Still, it would take another trip to Nix, this time with my assembled Algonquin Clown Table of Judge Jeffrey, his fur-lovin' (in this weather) gal pal Brenda, that diehard dipsomaniac Mikey, and his main squeeze, the comely Clarissa, before I changed my tune.

The appetizers seemed to come from a different restaurant on this occasion. The shrimp cocktail consisted of four fresh, jumbo-size shrimp. That made up for a lack of oomph on the part of the cocktail sauce, which seemed almost like straight tomato paste. I was particularly infatuated with the goat cheese, tomato and avocado tower, molded like a terrine, the chopped avocado on the bottom, the tomatoey portion on top, and a delicate spread of goat cheese in between. Surrounded by red and blue tortilla chips, this "tower" or dip was perfume-sweet, almost like eating rose-water ice cream, and nearly as ambrosial.

I really must cry foul on Nix's lobster bisque, though, as it was served lukewarm, not piping hot, as is best. Twenty-yard penalty on this one, sirs!

But it's with the entrees that Chef Ramagli fired on our taste buds with both barrels. I was in a state of extended alimentary euphoria over the lamb chops brought to me on a bed of black wild rice with a small container of pomegranate syrup on the side. By themselves, the chops were incredibly tender and succulent, but with the pomegranate syrup, each morsel of baby sheep's flesh made me feel absolutely evil with gustatory delight. Moreover, the slightly salty, somewhat crispy wild rice offered an excellent counterpoint.

Mikey was equally gaga over his pan-seared salmon and couscous, with julienne veggies and an orange-flavored hollandaise atop the fish. A bite or three had me concurring, especially about the couscous, made with slivers of black truffles and oyster mushrooms. Why, Mikey had to wrestle his plate back from my gluttonous grasp! Elegant Clarissa allowed me a hunk of her filet mignon, cast-iron seared with five spice, and I must say that I've rarely savored a filet mignon so memorable. It was tender as it should be, and especially delectable because of the preparation.

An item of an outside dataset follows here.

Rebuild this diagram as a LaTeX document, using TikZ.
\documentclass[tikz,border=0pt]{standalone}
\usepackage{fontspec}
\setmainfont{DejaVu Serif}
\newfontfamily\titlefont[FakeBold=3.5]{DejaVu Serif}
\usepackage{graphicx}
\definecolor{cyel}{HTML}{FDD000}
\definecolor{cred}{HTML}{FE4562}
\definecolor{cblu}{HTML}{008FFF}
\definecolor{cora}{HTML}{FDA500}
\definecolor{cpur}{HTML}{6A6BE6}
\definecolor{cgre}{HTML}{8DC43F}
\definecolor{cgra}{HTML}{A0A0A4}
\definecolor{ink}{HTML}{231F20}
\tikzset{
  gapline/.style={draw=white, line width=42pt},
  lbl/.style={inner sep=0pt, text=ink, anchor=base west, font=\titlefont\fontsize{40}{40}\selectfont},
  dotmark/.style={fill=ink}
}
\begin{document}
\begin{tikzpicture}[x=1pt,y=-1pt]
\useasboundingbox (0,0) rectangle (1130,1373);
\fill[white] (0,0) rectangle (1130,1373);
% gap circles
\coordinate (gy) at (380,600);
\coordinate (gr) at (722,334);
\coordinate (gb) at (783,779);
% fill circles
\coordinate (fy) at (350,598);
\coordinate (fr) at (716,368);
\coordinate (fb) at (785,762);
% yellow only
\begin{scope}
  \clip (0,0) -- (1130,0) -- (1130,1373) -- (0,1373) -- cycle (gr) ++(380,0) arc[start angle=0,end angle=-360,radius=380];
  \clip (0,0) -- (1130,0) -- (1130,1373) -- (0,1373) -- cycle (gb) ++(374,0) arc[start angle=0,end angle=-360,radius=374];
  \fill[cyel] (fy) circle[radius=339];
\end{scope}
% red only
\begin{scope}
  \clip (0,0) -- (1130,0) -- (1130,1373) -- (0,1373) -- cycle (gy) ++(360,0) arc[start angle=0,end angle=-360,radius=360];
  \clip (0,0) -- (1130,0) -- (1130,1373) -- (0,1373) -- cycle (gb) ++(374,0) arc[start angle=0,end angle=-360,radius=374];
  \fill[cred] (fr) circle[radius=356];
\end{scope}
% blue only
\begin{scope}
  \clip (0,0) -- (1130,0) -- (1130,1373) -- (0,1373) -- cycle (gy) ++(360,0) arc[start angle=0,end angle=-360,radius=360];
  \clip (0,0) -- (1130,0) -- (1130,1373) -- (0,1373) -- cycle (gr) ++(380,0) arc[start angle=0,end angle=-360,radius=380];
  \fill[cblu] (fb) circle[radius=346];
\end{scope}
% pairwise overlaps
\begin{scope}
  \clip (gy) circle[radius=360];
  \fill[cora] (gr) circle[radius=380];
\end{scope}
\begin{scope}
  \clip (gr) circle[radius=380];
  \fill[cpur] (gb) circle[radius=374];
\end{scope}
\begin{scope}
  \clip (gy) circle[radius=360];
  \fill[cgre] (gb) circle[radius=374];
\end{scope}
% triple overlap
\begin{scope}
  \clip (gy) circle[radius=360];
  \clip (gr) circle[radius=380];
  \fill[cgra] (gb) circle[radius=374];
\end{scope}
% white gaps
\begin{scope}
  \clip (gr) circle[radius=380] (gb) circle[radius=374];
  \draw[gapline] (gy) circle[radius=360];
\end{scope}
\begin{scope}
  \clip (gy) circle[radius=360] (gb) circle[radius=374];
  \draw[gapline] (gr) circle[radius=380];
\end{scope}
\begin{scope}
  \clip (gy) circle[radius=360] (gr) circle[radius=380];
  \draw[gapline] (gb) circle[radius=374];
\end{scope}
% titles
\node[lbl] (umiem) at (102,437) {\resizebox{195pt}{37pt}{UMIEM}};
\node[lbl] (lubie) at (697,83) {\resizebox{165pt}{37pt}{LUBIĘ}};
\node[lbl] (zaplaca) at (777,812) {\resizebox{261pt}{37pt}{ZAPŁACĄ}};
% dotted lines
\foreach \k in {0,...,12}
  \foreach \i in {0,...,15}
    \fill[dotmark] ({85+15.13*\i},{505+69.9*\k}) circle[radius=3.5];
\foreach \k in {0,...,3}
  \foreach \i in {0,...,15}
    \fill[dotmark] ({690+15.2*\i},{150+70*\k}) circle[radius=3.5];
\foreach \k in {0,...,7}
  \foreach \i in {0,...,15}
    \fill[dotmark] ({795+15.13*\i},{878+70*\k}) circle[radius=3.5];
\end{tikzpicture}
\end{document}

Judge Jeffrey seemed to swallow his New York strip whole without offering me the least little bite! Liberal he may be for a jurist, but he's one ravenous bastard at the dinner table. Brenda the temptress allowed me a portion of her creamy Yukon Gold potatoes, grown in the garden just behind Nix, I'm told, and here whipped with the addition of Boursin cheese. Magnificent stuff.

We had a dessert orgy at meal's end, swapping several amongst us, including a cheesecake, a chocolate-Kahlúa mousse cake, a crème brûlée, and the aforementioned bananas Foster. The last two are actually made on the premises, so it's no surprise they're the best of the bunch. Overall, I would most certainly patronize Nix again, as the superlative items on the bill of fare outweighed the mediocre ones. And since this review will appear just prior to Xmas day, I can safely say that for one part of Phoenix, St. Nix has already arrived.